━━━ RECORDS FOR THE EXERCISE
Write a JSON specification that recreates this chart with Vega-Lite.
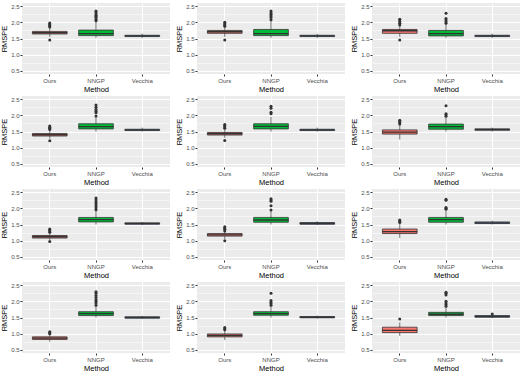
━━━━━━
━━━ RECORDS FOR THE EXERCISE
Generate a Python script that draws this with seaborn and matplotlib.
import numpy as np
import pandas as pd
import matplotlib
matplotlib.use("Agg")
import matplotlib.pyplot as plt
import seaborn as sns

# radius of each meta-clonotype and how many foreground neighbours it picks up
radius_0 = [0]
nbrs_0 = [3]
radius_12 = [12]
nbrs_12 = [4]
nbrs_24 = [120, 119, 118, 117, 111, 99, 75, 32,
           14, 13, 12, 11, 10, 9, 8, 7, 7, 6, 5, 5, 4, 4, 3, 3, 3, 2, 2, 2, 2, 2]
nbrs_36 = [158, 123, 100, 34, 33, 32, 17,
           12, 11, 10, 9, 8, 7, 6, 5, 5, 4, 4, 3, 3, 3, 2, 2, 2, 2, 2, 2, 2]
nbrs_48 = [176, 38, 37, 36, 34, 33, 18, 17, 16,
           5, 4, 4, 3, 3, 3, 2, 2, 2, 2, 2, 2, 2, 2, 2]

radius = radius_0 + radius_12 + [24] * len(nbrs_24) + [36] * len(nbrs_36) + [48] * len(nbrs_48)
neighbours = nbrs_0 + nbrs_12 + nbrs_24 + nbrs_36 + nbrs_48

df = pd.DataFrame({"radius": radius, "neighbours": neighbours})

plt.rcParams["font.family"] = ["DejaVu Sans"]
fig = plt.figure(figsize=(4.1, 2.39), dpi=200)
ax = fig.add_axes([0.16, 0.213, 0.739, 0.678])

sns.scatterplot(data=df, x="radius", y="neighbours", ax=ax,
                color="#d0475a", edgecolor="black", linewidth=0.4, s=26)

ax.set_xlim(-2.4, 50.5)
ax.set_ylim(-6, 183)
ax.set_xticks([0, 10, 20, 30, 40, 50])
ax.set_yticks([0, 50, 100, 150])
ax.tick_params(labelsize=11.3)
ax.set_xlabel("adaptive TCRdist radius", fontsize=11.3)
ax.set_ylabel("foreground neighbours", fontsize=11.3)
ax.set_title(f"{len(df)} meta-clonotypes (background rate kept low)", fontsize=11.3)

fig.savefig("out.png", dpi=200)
━━━━━━
━━━ RECORDS FOR THE EXERCISE
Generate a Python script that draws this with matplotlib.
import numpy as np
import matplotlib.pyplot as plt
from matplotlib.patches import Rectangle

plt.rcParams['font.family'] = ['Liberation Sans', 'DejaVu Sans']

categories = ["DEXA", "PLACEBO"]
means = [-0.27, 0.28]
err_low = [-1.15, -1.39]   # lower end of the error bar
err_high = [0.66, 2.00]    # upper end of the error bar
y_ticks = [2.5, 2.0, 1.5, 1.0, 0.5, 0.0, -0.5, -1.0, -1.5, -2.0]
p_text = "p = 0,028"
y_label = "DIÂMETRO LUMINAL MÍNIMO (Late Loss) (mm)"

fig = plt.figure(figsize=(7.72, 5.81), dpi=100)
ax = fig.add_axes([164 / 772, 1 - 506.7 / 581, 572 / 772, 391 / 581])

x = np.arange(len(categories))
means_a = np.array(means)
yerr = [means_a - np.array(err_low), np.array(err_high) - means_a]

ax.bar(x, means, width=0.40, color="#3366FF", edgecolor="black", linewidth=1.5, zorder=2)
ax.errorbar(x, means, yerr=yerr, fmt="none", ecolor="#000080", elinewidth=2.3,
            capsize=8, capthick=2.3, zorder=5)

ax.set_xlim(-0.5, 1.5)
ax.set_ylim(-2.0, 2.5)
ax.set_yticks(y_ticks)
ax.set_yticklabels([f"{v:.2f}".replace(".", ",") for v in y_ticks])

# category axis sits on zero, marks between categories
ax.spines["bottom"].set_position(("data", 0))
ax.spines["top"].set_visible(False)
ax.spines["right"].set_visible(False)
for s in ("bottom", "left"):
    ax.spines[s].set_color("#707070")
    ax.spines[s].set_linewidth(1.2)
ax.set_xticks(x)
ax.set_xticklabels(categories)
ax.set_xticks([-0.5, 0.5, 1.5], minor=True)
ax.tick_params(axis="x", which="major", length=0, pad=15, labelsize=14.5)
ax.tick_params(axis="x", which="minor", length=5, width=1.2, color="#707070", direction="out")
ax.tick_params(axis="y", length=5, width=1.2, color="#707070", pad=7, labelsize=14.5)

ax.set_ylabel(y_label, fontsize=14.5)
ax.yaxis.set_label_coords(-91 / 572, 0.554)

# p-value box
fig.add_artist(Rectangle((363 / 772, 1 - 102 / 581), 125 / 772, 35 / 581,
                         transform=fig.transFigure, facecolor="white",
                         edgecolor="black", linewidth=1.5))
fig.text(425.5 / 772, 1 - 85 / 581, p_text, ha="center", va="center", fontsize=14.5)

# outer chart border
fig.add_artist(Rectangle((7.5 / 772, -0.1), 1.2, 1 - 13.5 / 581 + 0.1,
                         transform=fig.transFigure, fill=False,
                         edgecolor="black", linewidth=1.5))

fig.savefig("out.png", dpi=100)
━━━━━━
*TASK REQUIREMENTS:*
Read the entries above, then pull out the lines that include "Python".

*WRITTEN REPLY:*
Generate a Python script that draws this with seaborn and matplotlib.
Generate a Python script that draws this with matplotlib.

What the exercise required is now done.